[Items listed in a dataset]

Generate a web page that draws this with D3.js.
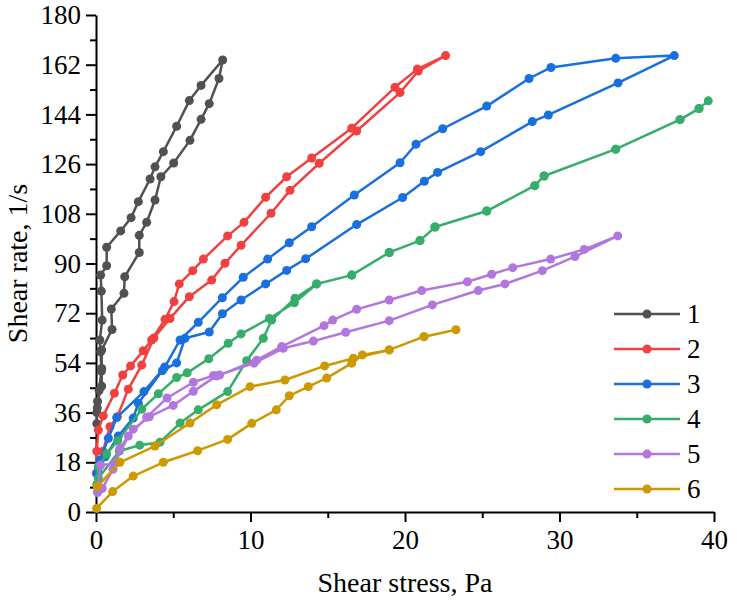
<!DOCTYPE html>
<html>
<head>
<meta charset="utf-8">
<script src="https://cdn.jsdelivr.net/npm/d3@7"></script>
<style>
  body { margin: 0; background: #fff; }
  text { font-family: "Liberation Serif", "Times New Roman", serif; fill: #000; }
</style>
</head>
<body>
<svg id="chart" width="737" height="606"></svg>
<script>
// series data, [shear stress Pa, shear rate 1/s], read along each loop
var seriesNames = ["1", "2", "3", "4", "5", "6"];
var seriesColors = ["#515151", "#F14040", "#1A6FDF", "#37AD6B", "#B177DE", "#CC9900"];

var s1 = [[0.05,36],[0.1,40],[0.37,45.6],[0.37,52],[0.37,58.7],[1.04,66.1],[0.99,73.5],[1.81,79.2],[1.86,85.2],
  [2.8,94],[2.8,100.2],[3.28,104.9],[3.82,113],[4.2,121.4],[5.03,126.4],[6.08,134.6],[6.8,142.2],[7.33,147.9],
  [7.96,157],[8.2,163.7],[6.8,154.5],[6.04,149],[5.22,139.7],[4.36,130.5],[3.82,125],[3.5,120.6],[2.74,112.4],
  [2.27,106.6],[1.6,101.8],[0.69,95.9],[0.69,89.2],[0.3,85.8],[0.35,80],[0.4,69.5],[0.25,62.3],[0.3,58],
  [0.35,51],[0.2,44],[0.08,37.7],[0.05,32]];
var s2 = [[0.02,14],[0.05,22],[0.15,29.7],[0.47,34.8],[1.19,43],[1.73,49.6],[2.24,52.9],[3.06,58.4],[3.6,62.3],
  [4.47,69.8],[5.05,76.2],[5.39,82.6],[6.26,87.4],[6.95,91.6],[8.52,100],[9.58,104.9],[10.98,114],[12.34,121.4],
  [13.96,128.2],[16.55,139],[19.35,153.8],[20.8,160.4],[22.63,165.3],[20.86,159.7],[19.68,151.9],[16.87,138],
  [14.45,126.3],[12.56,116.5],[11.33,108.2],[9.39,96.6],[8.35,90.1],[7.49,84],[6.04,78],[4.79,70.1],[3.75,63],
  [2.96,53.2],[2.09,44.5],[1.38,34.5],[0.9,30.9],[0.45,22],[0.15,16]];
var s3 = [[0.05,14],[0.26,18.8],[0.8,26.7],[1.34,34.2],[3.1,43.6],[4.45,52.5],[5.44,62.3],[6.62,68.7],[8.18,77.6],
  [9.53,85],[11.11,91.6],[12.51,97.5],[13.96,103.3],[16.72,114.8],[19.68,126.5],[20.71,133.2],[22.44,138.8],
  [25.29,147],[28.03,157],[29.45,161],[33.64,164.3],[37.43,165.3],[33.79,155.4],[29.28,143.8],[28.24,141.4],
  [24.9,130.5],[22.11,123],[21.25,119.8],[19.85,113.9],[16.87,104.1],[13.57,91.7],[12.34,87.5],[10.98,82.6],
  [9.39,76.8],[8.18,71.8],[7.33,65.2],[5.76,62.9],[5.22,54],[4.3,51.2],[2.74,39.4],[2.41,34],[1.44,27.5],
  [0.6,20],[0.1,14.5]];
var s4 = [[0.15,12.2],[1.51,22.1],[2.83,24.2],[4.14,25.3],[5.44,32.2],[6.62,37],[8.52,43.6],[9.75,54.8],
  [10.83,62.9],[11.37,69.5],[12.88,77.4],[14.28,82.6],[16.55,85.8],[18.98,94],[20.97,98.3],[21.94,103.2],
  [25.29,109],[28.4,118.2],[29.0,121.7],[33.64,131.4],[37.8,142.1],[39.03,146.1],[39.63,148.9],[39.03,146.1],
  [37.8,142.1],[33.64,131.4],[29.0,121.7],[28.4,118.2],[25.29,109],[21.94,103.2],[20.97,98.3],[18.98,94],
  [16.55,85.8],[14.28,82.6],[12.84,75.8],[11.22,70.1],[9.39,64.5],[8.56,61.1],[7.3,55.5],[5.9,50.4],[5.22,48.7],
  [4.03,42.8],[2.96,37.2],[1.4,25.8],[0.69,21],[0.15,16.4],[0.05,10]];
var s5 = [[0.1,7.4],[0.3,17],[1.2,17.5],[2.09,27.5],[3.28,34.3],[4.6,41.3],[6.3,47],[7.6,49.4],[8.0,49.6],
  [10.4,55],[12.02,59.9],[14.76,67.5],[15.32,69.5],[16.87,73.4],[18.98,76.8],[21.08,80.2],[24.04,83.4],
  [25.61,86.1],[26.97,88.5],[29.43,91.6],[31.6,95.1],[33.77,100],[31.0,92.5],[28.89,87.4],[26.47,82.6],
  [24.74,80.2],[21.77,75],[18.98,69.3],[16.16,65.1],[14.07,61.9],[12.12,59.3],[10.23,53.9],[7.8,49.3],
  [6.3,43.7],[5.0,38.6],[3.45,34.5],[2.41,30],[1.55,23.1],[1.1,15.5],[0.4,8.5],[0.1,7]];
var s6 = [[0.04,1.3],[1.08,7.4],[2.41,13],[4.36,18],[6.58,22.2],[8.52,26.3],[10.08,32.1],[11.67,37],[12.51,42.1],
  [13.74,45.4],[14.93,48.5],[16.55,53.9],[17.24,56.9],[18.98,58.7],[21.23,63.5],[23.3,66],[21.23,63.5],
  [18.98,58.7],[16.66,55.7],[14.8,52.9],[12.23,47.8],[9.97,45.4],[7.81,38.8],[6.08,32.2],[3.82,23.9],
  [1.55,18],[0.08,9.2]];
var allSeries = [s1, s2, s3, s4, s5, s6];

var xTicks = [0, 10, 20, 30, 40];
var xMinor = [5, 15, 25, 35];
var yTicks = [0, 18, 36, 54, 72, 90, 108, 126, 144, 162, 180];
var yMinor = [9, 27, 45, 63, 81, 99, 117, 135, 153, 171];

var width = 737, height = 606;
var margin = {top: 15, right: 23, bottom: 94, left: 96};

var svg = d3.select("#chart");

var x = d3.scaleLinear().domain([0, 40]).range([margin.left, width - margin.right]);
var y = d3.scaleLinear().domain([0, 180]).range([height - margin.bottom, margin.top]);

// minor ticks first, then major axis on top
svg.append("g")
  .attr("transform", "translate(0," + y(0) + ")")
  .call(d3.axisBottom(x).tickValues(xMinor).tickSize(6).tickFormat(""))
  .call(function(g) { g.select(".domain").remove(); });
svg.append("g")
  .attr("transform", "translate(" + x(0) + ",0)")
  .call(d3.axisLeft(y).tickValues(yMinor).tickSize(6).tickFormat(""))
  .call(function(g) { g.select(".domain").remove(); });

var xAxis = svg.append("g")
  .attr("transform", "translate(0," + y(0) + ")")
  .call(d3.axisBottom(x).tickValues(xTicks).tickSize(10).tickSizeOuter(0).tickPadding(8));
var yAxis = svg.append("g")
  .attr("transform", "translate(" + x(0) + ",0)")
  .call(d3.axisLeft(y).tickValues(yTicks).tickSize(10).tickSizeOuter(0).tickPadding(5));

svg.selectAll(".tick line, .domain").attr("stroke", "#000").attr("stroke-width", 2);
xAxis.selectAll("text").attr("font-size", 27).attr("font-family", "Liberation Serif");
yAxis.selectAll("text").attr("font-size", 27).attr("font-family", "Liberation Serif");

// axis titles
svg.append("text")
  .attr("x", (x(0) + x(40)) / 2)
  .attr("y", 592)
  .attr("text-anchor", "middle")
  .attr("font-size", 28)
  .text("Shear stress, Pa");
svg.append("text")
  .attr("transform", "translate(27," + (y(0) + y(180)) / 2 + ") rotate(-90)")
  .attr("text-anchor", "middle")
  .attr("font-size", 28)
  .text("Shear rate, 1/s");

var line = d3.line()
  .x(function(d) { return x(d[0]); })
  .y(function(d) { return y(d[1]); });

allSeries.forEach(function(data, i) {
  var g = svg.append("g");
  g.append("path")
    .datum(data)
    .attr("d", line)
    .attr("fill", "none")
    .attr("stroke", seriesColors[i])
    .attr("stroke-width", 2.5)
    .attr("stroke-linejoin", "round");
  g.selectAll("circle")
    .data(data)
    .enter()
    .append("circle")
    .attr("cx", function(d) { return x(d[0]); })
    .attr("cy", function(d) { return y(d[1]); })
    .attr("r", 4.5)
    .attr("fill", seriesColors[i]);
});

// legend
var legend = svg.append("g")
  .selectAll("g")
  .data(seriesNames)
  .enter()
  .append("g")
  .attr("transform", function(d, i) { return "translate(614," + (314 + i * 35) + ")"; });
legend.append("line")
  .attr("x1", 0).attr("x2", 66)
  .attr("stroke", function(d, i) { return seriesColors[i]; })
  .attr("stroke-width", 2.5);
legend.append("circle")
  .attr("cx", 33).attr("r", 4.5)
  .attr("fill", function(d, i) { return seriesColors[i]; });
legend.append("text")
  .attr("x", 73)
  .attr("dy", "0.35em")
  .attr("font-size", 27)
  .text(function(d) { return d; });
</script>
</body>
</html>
---
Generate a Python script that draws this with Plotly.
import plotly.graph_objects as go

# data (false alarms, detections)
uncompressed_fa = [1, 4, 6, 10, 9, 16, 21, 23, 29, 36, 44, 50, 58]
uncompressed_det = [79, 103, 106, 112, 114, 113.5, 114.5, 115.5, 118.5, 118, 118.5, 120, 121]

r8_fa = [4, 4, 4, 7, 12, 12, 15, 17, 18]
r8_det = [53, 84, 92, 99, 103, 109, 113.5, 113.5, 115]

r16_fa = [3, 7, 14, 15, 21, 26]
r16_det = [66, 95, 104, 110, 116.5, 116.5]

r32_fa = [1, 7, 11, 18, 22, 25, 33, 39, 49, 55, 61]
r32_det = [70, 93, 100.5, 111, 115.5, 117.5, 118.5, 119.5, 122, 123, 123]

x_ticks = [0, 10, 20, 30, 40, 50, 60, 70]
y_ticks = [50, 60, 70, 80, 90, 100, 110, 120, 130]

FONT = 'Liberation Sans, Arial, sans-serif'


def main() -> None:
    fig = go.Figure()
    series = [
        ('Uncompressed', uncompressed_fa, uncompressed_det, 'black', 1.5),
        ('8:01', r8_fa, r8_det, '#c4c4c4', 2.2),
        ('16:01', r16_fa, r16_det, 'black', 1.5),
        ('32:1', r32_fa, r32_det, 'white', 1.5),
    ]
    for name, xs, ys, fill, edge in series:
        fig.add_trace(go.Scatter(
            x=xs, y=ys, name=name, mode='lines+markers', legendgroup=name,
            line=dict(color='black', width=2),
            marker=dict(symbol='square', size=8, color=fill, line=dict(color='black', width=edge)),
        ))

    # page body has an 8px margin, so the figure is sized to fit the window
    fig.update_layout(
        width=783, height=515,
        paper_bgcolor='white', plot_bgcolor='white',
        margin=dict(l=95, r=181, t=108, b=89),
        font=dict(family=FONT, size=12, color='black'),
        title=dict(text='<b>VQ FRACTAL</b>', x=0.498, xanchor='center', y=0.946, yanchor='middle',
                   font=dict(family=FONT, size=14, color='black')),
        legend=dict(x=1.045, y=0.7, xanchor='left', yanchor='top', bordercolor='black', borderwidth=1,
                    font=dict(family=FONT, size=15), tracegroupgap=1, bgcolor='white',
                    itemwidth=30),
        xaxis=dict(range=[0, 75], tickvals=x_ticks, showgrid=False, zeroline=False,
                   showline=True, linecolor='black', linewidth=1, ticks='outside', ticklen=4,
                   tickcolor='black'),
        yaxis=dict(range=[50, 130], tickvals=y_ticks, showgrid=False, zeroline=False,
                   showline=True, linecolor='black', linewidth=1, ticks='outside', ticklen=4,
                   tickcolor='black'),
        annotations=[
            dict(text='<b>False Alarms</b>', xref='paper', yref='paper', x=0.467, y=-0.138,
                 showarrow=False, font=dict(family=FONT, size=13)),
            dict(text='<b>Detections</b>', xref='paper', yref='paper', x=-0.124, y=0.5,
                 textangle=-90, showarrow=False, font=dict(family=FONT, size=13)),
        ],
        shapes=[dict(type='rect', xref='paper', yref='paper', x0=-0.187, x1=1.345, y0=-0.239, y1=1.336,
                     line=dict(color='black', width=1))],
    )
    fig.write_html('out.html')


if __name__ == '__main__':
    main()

--- Request ---
Copy all lines from the material that hold "script".

--- Problem solution ---
<script src="https://cdn.jsdelivr.net/npm/d3@7"></script>
<script>
</script>
Generate a Python script that draws this with Plotly.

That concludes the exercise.